### Objective
Report every line in the listing below where the string "chart" shows up.

======== Dataset rows

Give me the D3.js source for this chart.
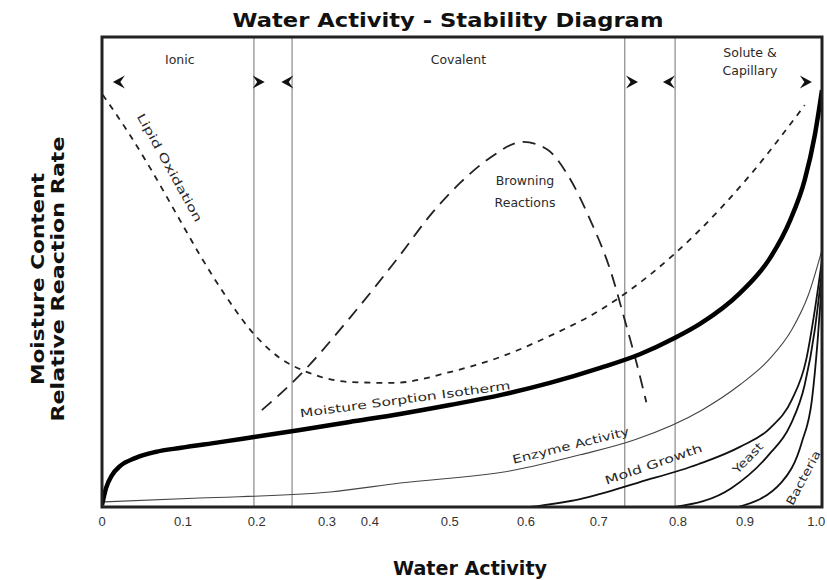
<!DOCTYPE html>
<html>
<head>
<meta charset="utf-8">
<script src="https://cdn.jsdelivr.net/npm/d3@7"></script>
<style>
  body { margin: 0; background: #fff; }
  svg text { font-family: "DejaVu Sans", sans-serif; fill: #2a2a2a; }
  .bold { font-weight: bold; fill: #111; }
  .tick { font-family: "Liberation Sans", sans-serif; }
</style>
</head>
<body>
<svg id="canvas"></svg>
<script>
const width = 827;
const height = 580;
const margin = { top: 37, right: 5, bottom: 73, left: 102 };
const w = width - margin.left - margin.right;
const h = height - margin.top - margin.bottom;

// x is position along the (hand drawn) water activity axis, y is relative rate
const tickLabels = ["0", "0.1", "0.2", "0.3", "0.4", "0.5", "0.6", "0.7", "0.8", "0.9", "1.0"];
const tickAt = [0, 0.1125, 0.215, 0.3125, 0.372, 0.483, 0.589, 0.69, 0.8, 0.893, 0.992];

const zoneLines = [0.211, 0.264, 0.726, 0.796];
const zoneNames = [["Ionic"], ["Covalent"], ["Solute &", "Capillary"]];
const zoneNameX = [0.108, 0.495, 0.9];
const arrowX = [0.022, 0.219, 0.256, 0.7375, 0.786, 0.979];
const arrowDir = ["l", "r", "l", "r", "l", "r"];

const isotherm = [[0, 0.004], [0.0056, 0.04], [0.014, 0.068], [0.025, 0.087], [0.046, 0.104], [0.074, 0.117],
  [0.11, 0.126], [0.164, 0.138], [0.211, 0.149], [0.275, 0.164], [0.344, 0.181], [0.414, 0.198],
  [0.483, 0.217], [0.553, 0.238], [0.622, 0.264], [0.692, 0.296], [0.747, 0.325], [0.796, 0.36],
  [0.831, 0.39], [0.886, 0.455], [0.928, 0.53], [0.956, 0.611], [0.976, 0.696], [0.99, 0.791], [1.0, 0.887]];

const lipid = [[0.001, 0.877], [0.039, 0.791], [0.067, 0.721], [0.108, 0.611], [0.136, 0.536], [0.171, 0.451],
  [0.206, 0.377], [0.247, 0.317], [0.285, 0.287], [0.344, 0.266], [0.404, 0.264], [0.483, 0.287],
  [0.553, 0.319], [0.622, 0.364], [0.692, 0.419], [0.761, 0.494], [0.826, 0.583], [0.9, 0.706], [0.976, 0.855]];

const browning = [[0.222, 0.206], [0.275, 0.281], [0.344, 0.402], [0.414, 0.536], [0.456, 0.621], [0.497, 0.689],
  [0.539, 0.743], [0.585, 0.777], [0.619, 0.76], [0.647, 0.706], [0.678, 0.611], [0.706, 0.504],
  [0.726, 0.398], [0.742, 0.309], [0.756, 0.223]];

const enzyme = [[0.003, 0.011], [0.136, 0.019], [0.317, 0.032], [0.414, 0.051], [0.568, 0.077], [0.664, 0.111],
  [0.74, 0.143], [0.833, 0.206], [0.886, 0.26], [0.926, 0.313], [0.958, 0.377], [0.981, 0.451], [1.0, 0.547]];

const mold = [[0.594, 0], [0.664, 0.017], [0.747, 0.053], [0.828, 0.091], [0.886, 0.128], [0.928, 0.168],
  [0.958, 0.228], [0.978, 0.313], [0.99, 0.419], [1.0, 0.526]];

const yeast = [[0.796, 0], [0.874, 0.04], [0.926, 0.111], [0.956, 0.174], [0.976, 0.26], [0.99, 0.377], [1.0, 0.504]];

const bacteria = [[0.883, 0], [0.944, 0.053], [0.972, 0.138], [0.986, 0.228], [0.994, 0.355], [1.0, 0.483]];

// curve labels: text, centre, angle, drawn length
const curveLabels = [
  { text: "Lipid Oxidation", x: 0.094, y: 0.722, a: 61, len: 122 },
  { text: "Moisture Sorption Isotherm", x: 0.421, y: 0.229, a: -7.6, len: 212 },
  { text: "Enzyme Activity", x: 0.651, y: 0.131, a: -14, len: 120 },
  { text: "Mold Growth", x: 0.766, y: 0.091, a: -19, len: 102 },
  { text: "Yeast", x: 0.897, y: 0.104, a: -46, len: 38 },
  { text: "Bacteria", x: 0.974, y: 0.062, a: -62, len: 60 }
];
const browningLabel = ["Browning", "Reactions"];

const svg = d3.select("#canvas")
  .attr("width", width)
  .attr("height", height);

const x = d3.scaleLinear().domain([0, 1]).range([0, w]);
const y = d3.scaleLinear().domain([0, 1]).range([h, 0]);

svg.append("text").attr("class", "bold")
  .attr("x", margin.left + w / 2 - 14).attr("y", 27)
  .attr("text-anchor", "middle").style("font-size", "19px")
  .attr("textLength", 431).attr("lengthAdjust", "spacingAndGlyphs")
  .text("Water Activity - Stability Diagram");

const g = svg.append("g").attr("transform", `translate(${margin.left},${margin.top})`);

g.append("clipPath").attr("id", "clip")
  .append("rect").attr("width", w).attr("height", h);

// zone separators
g.selectAll(".zone").data(zoneLines).enter().append("line")
  .attr("x1", d => x(d)).attr("x2", d => x(d))
  .attr("y1", 0).attr("y2", h)
  .attr("stroke", "#999").attr("stroke-width", 1.4);

// zone names
zoneNames.forEach((lines, i) => {
  const t = g.append("text")
    .attr("x", x(zoneNameX[i]))
    .attr("y", lines.length > 1 ? 20 : 27)
    .attr("text-anchor", "middle")
    .style("font-size", "12.5px");
  lines.forEach((s, j) => t.append("tspan").attr("x", x(zoneNameX[i])).attr("dy", j ? 18 : 0).text(s));
});

// arrowheads
const arrowPath = "M0,0 L-12,-6.5 L-7.5,0 L-12,6.5 Z";
g.selectAll(".arrow").data(arrowX).enter().append("path")
  .attr("d", arrowPath)
  .attr("fill", "#111")
  .attr("transform", (d, i) => `translate(${x(d) + (arrowDir[i] === "r" ? 5 : -5)},45) scale(${arrowDir[i] === "r" ? 1 : -1},1)`);

const line = d3.line()
  .x(d => x(d[0]))
  .y(d => y(d[1]))
  .curve(d3.curveMonotoneX);

const plot = g.append("g").attr("clip-path", "url(#clip)");

const series = [
  { data: enzyme, width: 1.1, color: "#444", dash: null },
  { data: mold, width: 1.8, color: "#111", dash: null },
  { data: yeast, width: 1.8, color: "#111", dash: null },
  { data: bacteria, width: 1.8, color: "#111", dash: null },
  { data: lipid, width: 1.8, color: "#222", dash: "6,6" },
  { data: browning, width: 1.8, color: "#222", dash: "13,8" },
  { data: isotherm, width: 4.5, color: "#000", dash: null }
];

plot.selectAll(".curve").data(series).enter().append("path")
  .attr("d", d => line(d.data))
  .attr("fill", "none")
  .attr("stroke", d => d.color)
  .attr("stroke-width", d => d.width)
  .attr("stroke-dasharray", d => d.dash);

// browning label
g.selectAll(".brown").data(browningLabel).enter().append("text")
  .attr("text-anchor", "middle").style("font-size", "12.5px")
  .attr("x", x(0.5875)).attr("y", (d, i) => y(0.685) + i * 22)
  .text(d => d);

g.selectAll(".clabel").data(curveLabels).enter().append("text")
  .attr("text-anchor", "middle").attr("dy", "0.35em").style("font-size", "11.5px")
  .attr("textLength", d => d.len).attr("lengthAdjust", "spacingAndGlyphs")
  .attr("transform", d => `translate(${x(d.x)},${y(d.y)}) rotate(${d.a})`)
  .text(d => d.text);

// frame
g.append("rect").attr("width", w).attr("height", h)
  .attr("fill", "none").attr("stroke", "#222").attr("stroke-width", 3);

// tick labels
g.selectAll(".tick").data(tickLabels).enter().append("text")
  .attr("class", "tick")
  .attr("x", (d, i) => x(tickAt[i])).attr("y", h + 19)
  .attr("text-anchor", "middle").style("font-size", "13px").style("fill", "#333")
  .text(d => d);

svg.append("text").attr("class", "bold")
  .attr("x", 470).attr("y", 575).attr("text-anchor", "middle")
  .style("font-size", "19px")
  .attr("textLength", 154).attr("lengthAdjust", "spacingAndGlyphs")
  .text("Water Activity");

const yTitle = svg.append("g").attr("transform", "translate(44,279) rotate(-90)");
yTitle.append("text").attr("class", "bold").attr("text-anchor", "middle")
  .style("font-size", "17px")
  .attr("textLength", 212).attr("lengthAdjust", "spacingAndGlyphs")
  .text("Moisture Content");
yTitle.append("text").attr("class", "bold").attr("text-anchor", "middle")
  .attr("y", 20).style("font-size", "17px")
  .attr("textLength", 285).attr("lengthAdjust", "spacingAndGlyphs")
  .text("Relative Reaction Rate");
</script>
</body>
</html>
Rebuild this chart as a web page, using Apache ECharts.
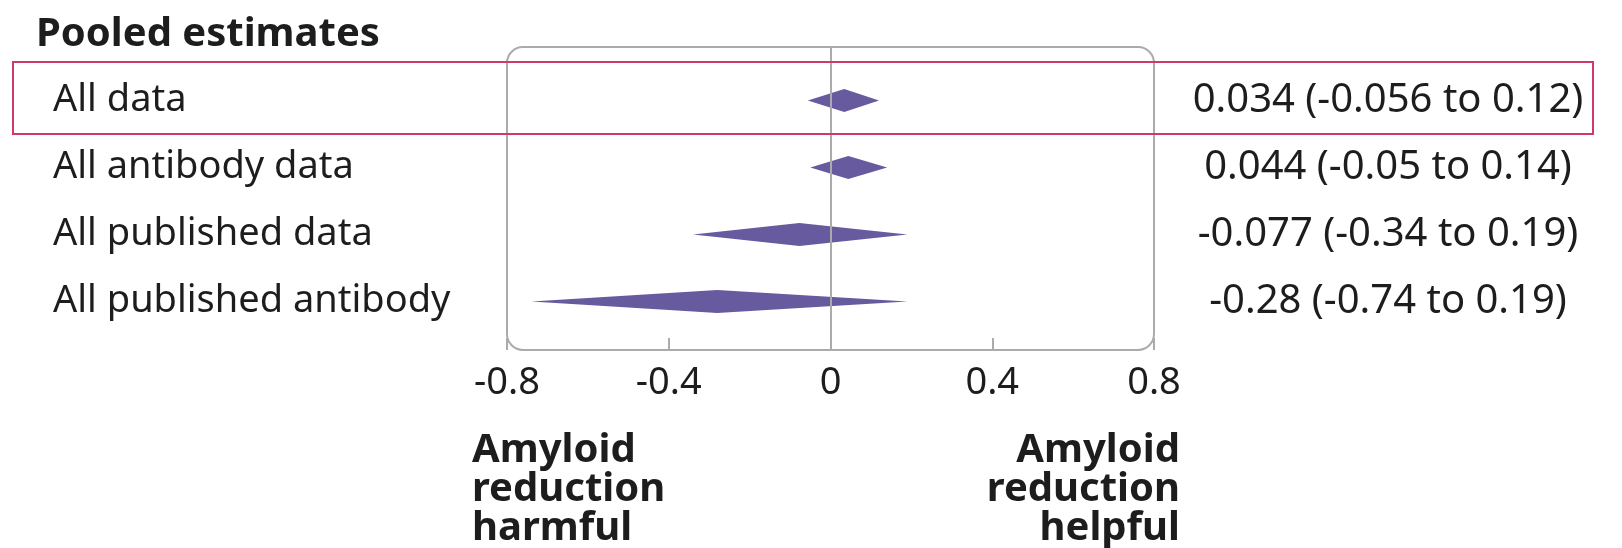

================

### Solution to this exercise
Give me the D3.js source for this chart.
Rebuild this chart as a web page, using Apache ECharts.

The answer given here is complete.